What is expected: Output every line exactly as written. Leave out pictures.

==== Available data

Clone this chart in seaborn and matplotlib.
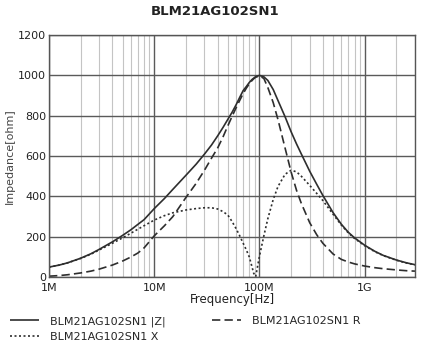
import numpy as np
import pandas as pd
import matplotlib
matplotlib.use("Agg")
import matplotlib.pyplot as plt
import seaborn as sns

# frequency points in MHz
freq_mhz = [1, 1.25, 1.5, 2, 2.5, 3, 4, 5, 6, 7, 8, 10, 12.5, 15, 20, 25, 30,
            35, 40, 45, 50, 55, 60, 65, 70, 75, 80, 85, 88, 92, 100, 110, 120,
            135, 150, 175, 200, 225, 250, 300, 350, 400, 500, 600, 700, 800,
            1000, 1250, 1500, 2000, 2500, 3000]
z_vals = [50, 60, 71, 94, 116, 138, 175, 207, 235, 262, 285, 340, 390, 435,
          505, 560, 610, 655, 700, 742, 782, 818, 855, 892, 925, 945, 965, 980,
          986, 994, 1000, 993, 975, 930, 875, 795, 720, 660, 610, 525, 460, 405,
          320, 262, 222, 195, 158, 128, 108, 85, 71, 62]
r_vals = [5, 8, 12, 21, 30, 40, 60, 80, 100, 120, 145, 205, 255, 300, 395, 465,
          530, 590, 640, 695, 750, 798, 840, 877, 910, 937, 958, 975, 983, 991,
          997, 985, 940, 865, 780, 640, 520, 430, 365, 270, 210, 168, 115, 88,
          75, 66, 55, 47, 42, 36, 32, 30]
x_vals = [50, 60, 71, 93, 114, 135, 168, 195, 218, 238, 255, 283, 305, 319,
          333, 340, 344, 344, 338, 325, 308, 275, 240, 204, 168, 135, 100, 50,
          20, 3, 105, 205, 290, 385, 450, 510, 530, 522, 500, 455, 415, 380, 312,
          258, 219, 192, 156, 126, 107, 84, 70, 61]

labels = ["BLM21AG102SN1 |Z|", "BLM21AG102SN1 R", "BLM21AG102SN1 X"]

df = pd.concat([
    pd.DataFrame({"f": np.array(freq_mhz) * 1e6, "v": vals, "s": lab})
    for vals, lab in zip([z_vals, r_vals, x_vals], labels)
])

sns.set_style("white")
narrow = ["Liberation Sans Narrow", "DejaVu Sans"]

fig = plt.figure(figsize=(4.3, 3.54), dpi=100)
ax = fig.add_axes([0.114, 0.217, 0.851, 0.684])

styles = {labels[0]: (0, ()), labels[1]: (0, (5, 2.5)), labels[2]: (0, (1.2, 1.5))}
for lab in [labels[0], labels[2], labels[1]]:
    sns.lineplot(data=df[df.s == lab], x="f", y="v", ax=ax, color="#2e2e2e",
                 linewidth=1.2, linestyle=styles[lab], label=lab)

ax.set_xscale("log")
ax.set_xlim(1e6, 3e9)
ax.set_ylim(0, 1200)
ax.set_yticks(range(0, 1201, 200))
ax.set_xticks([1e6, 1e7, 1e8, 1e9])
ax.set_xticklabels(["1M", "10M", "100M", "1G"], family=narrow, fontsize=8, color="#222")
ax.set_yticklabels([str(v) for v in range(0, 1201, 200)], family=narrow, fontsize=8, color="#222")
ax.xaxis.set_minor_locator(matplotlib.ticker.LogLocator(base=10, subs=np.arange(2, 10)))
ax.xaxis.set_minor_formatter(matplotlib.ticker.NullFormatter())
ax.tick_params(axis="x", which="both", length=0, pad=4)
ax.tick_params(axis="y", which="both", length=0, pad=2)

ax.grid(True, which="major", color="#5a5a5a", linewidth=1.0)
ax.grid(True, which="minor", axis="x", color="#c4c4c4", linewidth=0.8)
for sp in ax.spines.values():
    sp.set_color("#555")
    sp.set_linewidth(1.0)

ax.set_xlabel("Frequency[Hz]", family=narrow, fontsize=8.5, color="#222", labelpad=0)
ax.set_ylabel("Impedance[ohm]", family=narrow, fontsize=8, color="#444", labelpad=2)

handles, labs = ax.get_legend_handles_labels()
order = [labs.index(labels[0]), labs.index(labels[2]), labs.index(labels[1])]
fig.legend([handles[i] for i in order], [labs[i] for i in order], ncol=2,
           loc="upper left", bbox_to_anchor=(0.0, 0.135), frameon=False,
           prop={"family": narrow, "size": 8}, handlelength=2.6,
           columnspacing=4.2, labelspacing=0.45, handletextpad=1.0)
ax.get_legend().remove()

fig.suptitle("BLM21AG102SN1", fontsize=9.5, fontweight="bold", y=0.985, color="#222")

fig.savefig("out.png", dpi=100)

========

Result of the exercise:
Clone this chart in seaborn and matplotlib.
import numpy as np
import pandas as pd
import matplotlib
matplotlib.use("Agg")
import matplotlib.pyplot as plt
import seaborn as sns

# frequency points in MHz
freq_mhz = [1, 1.25, 1.5, 2, 2.5, 3, 4, 5, 6, 7, 8, 10, 12.5, 15, 20, 25, 30,
            35, 40, 45, 50, 55, 60, 65, 70, 75, 80, 85, 88, 92, 100, 110, 120,
            135, 150, 175, 200, 225, 250, 300, 350, 400, 500, 600, 700, 800,
            1000, 1250, 1500, 2000, 2500, 3000]
z_vals = [50, 60, 71, 94, 116, 138, 175, 207, 235, 262, 285, 340, 390, 435,
          505, 560, 610, 655, 700, 742, 782, 818, 855, 892, 925, 945, 965, 980,
          986, 994, 1000, 993, 975, 930, 875, 795, 720, 660, 610, 525, 460, 405,
          320, 262, 222, 195, 158, 128, 108, 85, 71, 62]
r_vals = [5, 8, 12, 21, 30, 40, 60, 80, 100, 120, 145, 205, 255, 300, 395, 465,
          530, 590, 640, 695, 750, 798, 840, 877, 910, 937, 958, 975, 983, 991,
          997, 985, 940, 865, 780, 640, 520, 430, 365, 270, 210, 168, 115, 88,
          75, 66, 55, 47, 42, 36, 32, 30]
x_vals = [50, 60, 71, 93, 114, 135, 168, 195, 218, 238, 255, 283, 305, 319,
          333, 340, 344, 344, 338, 325, 308, 275, 240, 204, 168, 135, 100, 50,
          20, 3, 105, 205, 290, 385, 450, 510, 530, 522, 500, 455, 415, 380, 312,
          258, 219, 192, 156, 126, 107, 84, 70, 61]

labels = ["BLM21AG102SN1 |Z|", "BLM21AG102SN1 R", "BLM21AG102SN1 X"]

df = pd.concat([
    pd.DataFrame({"f": np.array(freq_mhz) * 1e6, "v": vals, "s": lab})
    for vals, lab in zip([z_vals, r_vals, x_vals], labels)
])

sns.set_style("white")
narrow = ["Liberation Sans Narrow", "DejaVu Sans"]

fig = plt.figure(figsize=(4.3, 3.54), dpi=100)
ax = fig.add_axes([0.114, 0.217, 0.851, 0.684])

styles = {labels[0]: (0, ()), labels[1]: (0, (5, 2.5)), labels[2]: (0, (1.2, 1.5))}
for lab in [labels[0], labels[2], labels[1]]:
    sns.lineplot(data=df[df.s == lab], x="f", y="v", ax=ax, color="#2e2e2e",
                 linewidth=1.2, linestyle=styles[lab], label=lab)

ax.set_xscale("log")
ax.set_xlim(1e6, 3e9)
ax.set_ylim(0, 1200)
ax.set_yticks(range(0, 1201, 200))
ax.set_xticks([1e6, 1e7, 1e8, 1e9])
ax.set_xticklabels(["1M", "10M", "100M", "1G"], family=narrow, fontsize=8, color="#222")
ax.set_yticklabels([str(v) for v in range(0, 1201, 200)], family=narrow, fontsize=8, color="#222")
ax.xaxis.set_minor_locator(matplotlib.ticker.LogLocator(base=10, subs=np.arange(2, 10)))
ax.xaxis.set_minor_formatter(matplotlib.ticker.NullFormatter())
ax.tick_params(axis="x", which="both", length=0, pad=4)
ax.tick_params(axis="y", which="both", length=0, pad=2)

ax.grid(True, which="major", color="#5a5a5a", linewidth=1.0)
ax.grid(True, which="minor", axis="x", color="#c4c4c4", linewidth=0.8)
for sp in ax.spines.values():
    sp.set_color("#555")
    sp.set_linewidth(1.0)

ax.set_xlabel("Frequency[Hz]", family=narrow, fontsize=8.5, color="#222", labelpad=0)
ax.set_ylabel("Impedance[ohm]", family=narrow, fontsize=8, color="#444", labelpad=2)

handles, labs = ax.get_legend_handles_labels()
order = [labs.index(labels[0]), labs.index(labels[2]), labs.index(labels[1])]
fig.legend([handles[i] for i in order], [labs[i] for i in order], ncol=2,
           loc="upper left", bbox_to_anchor=(0.0, 0.135), frameon=False,
           prop={"family": narrow, "size": 8}, handlelength=2.6,
           columnspacing=4.2, labelspacing=0.45, handletextpad=1.0)
ax.get_legend().remove()

fig.suptitle("BLM21AG102SN1", fontsize=9.5, fontweight="bold", y=0.985, color="#222")

fig.savefig("out.png", dpi=100)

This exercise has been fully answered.